There is a shell script with the name run.sh in each benchmark's directory that you can use to run the benchmarks. All these scripts take the following three common inputs.

machine: Name of the machine used for running the benchmark. E.g. azacca (a machine with Ampere Altra Max 80-core), grace.
config: NUMA configuration to run the tests. You can choose from socket (the whole machine), eight-core-def (first 8 physical cores).
suffix: a suffix to distinguish the tests if someone else runs the same tests. E.g. your name.

For an example command look at each section's example.

In addition, each script takes workload specific inputs that are listed below.

NPB3.4-OMP/run.sh

It takes two additional inputs workload, and size which are comma separated lists of workloads and sizes to run. Below is an example command to run workload: bt, cg, dc with size: A, B for machine: grace, config: eight-core-def, and suffix: test.

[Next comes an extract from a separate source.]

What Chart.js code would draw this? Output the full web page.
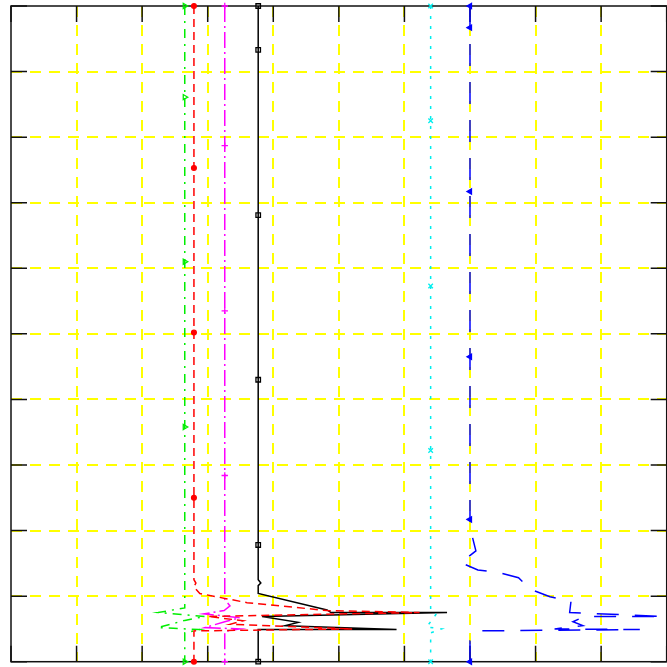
<!DOCTYPE html>
<html>
<head>
<meta charset="utf-8">
<script src="https://cdn.jsdelivr.net/npm/chart.js@4.4.1/dist/chart.umd.min.js"></script>
<style>
  html, body { margin: 0; padding: 0; background: #fff; overflow: hidden; }
  #wrap { width: 667px; height: 667px; overflow: hidden; }
</style>
</head>
<body>
<div id="wrap"><canvas id="profileChart" width="672" height="667"></canvas></div>
<script>
// axis range (no tick labels shown, only grid + inward tick marks)
const axisMin = 0;
const axisMax = 10;
const axisStep = 1;

// profiles: [x, y], top to bottom
const redLine = [[2.79,10],[2.79,7.53],[2.79,5.02],[2.79,2.50],[2.79,1.25],[2.82,1.20],[2.79,1.14],[2.88,1.04],[3.60,0.90],[4.82,0.78],[6.23,0.75],[3.00,0.69],[3.54,0.625],[3.34,0.57],[5.21,0.50],[2.79,0.47],[2.79,0]];
const redMarks = [10, 7.53, 5.02, 2.50, 0];

const greenLine = [[2.65,10],[2.65,8.61],[2.65,6.10],[2.65,3.58],[2.65,0.82],[2.24,0.75],[2.96,0.69],[2.65,0.63],[2.24,0.52],[2.88,0.49],[2.65,0.44],[2.65,0]];
const greenMarks = [10, 8.61, 6.10, 3.58, 0];

const magentaLine = [[3.26,10],[3.26,7.87],[3.26,5.35],[3.26,2.84],[3.26,0.95],[3.34,0.85],[3.25,0.78],[2.94,0.73],[3.49,0.67],[3.26,0.61],[2.96,0.52],[3.49,0.50],[3.26,0.46],[3.26,0]];
const magentaMarks = [10, 7.87, 5.35, 2.84, 0];

const cyanLine = [[6.40,10],[6.40,8.25],[6.40,5.73],[6.40,3.22],[6.40,0.79],[6.48,0.72],[6.34,0.53],[6.57,0.50],[6.40,0.44],[6.40,0]];
const cyanMarks = [10, 8.25, 5.73, 3.22, 0];

const blueLine = [[7.0,10],[7.0,9.67],[7.0,7.17],[7.0,4.65],[7.0,2.17],[7.04,1.89],[7.09,1.69],[6.86,1.51],[7.12,1.40],[7.44,1.36],[7.74,1.28],[7.93,1.10],[8.22,0.99],[8.54,0.92],[8.52,0.75],[9.95,0.69],[8.75,0.69],[8.57,0.61],[8.72,0.55],[8.29,0.50],[9.59,0.49],[7.15,0.47],[7.0,0.32],[7.0,0]];
const blueMarks = [10, 9.67, 7.17, 4.65, 2.17, 0];

const blackLine = [[3.77,10],[3.77,9.33],[3.77,6.81],[3.77,4.30],[3.77,1.78],[3.77,1.25],[3.81,1.20],[3.77,1.16],[3.77,1.04],[4.82,0.79],[4.88,0.75],[6.65,0.75],[3.83,0.69],[4.38,0.60],[4.18,0.55],[5.88,0.49],[3.77,0.49],[3.77,0]];
const blackMarks = [10, 9.33, 6.81, 4.30, 1.78, 0];

function profile(pairs, marks, color, dash, style, rotation, fill, size) {
  return {
    data: pairs.map(p => ({ x: p[0], y: p[1] })),
    showLine: true,
    borderColor: color,
    borderWidth: 1.5,
    borderDash: dash,
    pointStyle: style,
    pointRotation: rotation,
    pointRadius: ctx => (marks.includes(ctx.raw.y) ? size : 0),
    pointBorderColor: color,
    pointBorderWidth: 1.3,
    pointBackgroundColor: fill ? color : "rgba(0,0,0,0)",
    tension: 0,
    clip: false
  };
}

// frame + inward tick marks on all four sides
const boxPlugin = {
  id: "box",
  beforeDatasetsDraw(chart) {
    const { ctx, chartArea: a, scales } = chart;
    const len = 16;
    ctx.save();
    ctx.setLineDash([]);
    ctx.strokeStyle = "#111";
    ctx.lineWidth = 1.5;
    ctx.beginPath();
    scales.x.ticks.forEach(t => {
      const px = scales.x.getPixelForValue(t.value);
      ctx.moveTo(px, a.bottom); ctx.lineTo(px, a.bottom - len);
      ctx.moveTo(px, a.top); ctx.lineTo(px, a.top + len);
    });
    scales.y.ticks.forEach(t => {
      const py = scales.y.getPixelForValue(t.value);
      ctx.moveTo(a.left, py); ctx.lineTo(a.left + len, py);
      ctx.moveTo(a.right, py); ctx.lineTo(a.right - len, py);
    });
    ctx.stroke();
    ctx.strokeRect(a.left, a.top, a.right - a.left, a.bottom - a.top);
    ctx.restore();
  }
};

const gridColor = ctx => (ctx.tick && (ctx.tick.value === axisMin || ctx.tick.value === axisMax)) ? "rgba(0,0,0,0)" : "#ffff00";

const ctx = document.getElementById("profileChart").getContext("2d");
const chart = new Chart(ctx, {
  type: "scatter",
  data: {
    datasets: [
      profile(redLine, redMarks, "#ff0000", [8, 5], "circle", 0, true, 2.4),
      profile(greenLine, greenMarks, "#00ee00", [9, 6, 2, 6], "triangle", 90, false, 3),
      profile(magentaLine, magentaMarks, "#ff00ff", [16, 4, 2, 4], "cross", 0, false, 3.2),
      profile(cyanLine, cyanMarks, "#00eeee", [3, 7], "crossRot", 0, false, 3.2),
      profile(blueLine, blueMarks, "#0000ff", [22, 16], "triangle", -90, true, 3),
      profile(blackLine, blackMarks, "#000000", [], "rect", 0, false, 3.2)
    ]
  },
  options: {
    responsive: false,
    animation: false,
    events: [],
    layout: { padding: { left: 11, top: 6, right: 0, bottom: 5 } },
    plugins: { legend: { display: false }, tooltip: { enabled: false } },
    scales: {
      x: {
        type: "linear",
        min: axisMin,
        max: axisMax,
        ticks: { display: false, stepSize: axisStep },
        grid: { color: gridColor, lineWidth: 2, drawTicks: false },
        border: { display: false, dash: [11, 8] }
      },
      y: {
        type: "linear",
        min: axisMin,
        max: axisMax,
        ticks: { display: false, stepSize: axisStep },
        grid: { color: gridColor, lineWidth: 2, drawTicks: false },
        border: { display: false, dash: [11, 8] }
      }
    }
  },
  plugins: [boxPlugin]
});
</script>
</body>
</html>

./run.sh --machine grace --config eight-core-def --suffix test --workload bt,cg --size A,B

After running this command you can find your papi data under

{$PWD}/../data/grace-eight-core-def-test/npb

branson/run.sh

It takes an additional input input which a comma separate list of paths to the xml input files for branson. Below is an example command to run branson with input: inputs/big_cube.xml for machine: grace, config: eight-core-def, and suffix: test.

./run.sh --machine grace --config eight-core-def --suffix test --input inputs/big_cube.xml

After running this command you can find your papi data under

{$PWD}/../data/grace-eight-core-def-test/branson

Building Benchmarks

NOTE: All the instructions mentioned in this README have been tested on ARM-based machines with Ubuntu 22.04.

NOTE: The gem5 libraries provided in this repository under roi/gem5/lib are built for the ARM isa.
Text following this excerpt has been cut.